#### BRIEF:
Look through the material below and copy exactly the lines from the line with "Rebuild this chart" to the line with "Chart.register(...registerables);", those two lines included.

#### DATA TO PROCESS:
--- --- ---
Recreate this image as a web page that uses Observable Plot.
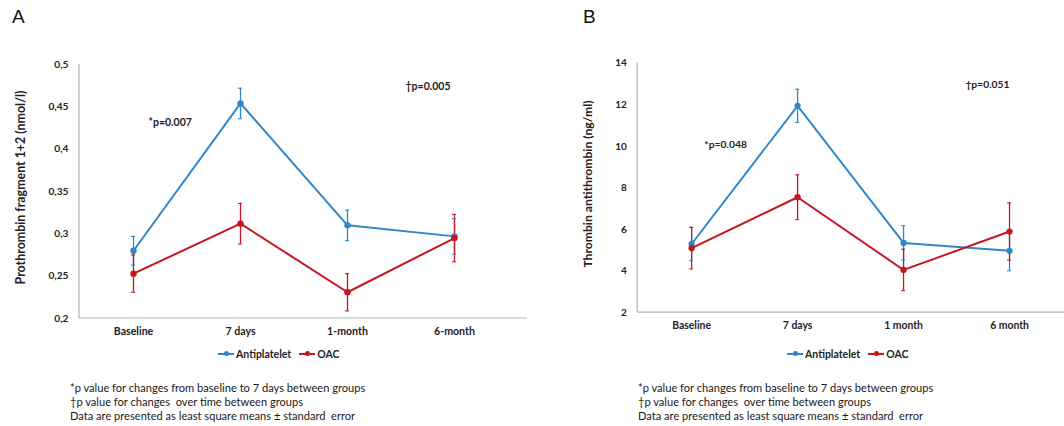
--- --- ---
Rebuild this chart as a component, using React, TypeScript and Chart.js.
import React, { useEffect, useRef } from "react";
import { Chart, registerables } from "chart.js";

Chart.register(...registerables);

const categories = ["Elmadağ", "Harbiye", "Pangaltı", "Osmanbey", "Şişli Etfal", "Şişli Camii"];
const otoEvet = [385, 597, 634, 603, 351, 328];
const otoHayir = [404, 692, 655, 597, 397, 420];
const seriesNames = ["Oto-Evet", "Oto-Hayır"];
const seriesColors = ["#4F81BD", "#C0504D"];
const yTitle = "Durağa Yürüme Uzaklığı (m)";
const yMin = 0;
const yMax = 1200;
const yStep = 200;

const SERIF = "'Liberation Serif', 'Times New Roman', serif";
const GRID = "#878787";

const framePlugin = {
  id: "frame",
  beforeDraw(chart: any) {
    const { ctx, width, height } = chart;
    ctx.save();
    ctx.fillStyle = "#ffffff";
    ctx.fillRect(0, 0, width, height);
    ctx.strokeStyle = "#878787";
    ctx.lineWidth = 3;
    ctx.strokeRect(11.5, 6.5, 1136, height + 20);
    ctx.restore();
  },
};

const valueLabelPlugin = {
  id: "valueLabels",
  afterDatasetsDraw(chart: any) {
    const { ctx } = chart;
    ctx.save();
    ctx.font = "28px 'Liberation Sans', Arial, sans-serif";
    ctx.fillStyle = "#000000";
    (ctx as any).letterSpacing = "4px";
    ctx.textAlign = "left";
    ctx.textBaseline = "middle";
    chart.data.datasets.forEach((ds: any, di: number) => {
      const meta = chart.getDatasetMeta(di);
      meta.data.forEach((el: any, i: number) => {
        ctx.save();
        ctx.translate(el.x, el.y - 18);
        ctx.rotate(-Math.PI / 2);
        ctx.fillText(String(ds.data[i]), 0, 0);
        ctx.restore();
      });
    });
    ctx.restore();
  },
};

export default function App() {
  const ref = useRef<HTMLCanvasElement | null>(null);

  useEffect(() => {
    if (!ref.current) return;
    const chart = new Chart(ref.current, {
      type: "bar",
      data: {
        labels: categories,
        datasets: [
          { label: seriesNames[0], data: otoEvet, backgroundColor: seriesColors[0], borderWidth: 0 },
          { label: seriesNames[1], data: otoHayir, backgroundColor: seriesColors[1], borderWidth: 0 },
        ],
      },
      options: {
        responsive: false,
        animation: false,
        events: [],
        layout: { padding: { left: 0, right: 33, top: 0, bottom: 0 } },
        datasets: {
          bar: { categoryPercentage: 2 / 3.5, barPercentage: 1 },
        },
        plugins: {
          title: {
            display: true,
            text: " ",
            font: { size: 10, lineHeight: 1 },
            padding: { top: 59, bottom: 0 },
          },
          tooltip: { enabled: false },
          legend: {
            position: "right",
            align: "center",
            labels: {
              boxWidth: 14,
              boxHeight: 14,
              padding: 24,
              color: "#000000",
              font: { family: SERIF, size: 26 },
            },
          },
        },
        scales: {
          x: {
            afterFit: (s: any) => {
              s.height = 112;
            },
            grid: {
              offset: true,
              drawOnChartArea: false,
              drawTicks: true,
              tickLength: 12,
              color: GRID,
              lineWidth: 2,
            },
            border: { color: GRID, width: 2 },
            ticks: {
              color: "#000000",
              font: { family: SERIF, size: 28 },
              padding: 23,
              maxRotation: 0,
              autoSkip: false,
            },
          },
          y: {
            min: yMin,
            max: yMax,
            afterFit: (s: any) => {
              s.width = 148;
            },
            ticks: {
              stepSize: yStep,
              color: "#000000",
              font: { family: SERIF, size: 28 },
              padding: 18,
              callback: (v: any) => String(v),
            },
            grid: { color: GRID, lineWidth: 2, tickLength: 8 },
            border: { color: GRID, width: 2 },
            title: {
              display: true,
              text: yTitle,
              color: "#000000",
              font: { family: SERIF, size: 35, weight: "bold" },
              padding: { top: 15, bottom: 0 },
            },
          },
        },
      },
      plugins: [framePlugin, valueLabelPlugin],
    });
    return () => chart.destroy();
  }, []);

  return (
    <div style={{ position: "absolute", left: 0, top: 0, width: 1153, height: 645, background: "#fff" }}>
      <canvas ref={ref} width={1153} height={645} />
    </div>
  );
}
--- --- ---
#### THE COMPLETED TASK:
Rebuild this chart as a component, using React, TypeScript and Chart.js.
import React, { useEffect, useRef } from "react";
import { Chart, registerables } from "chart.js";

Chart.register(...registerables);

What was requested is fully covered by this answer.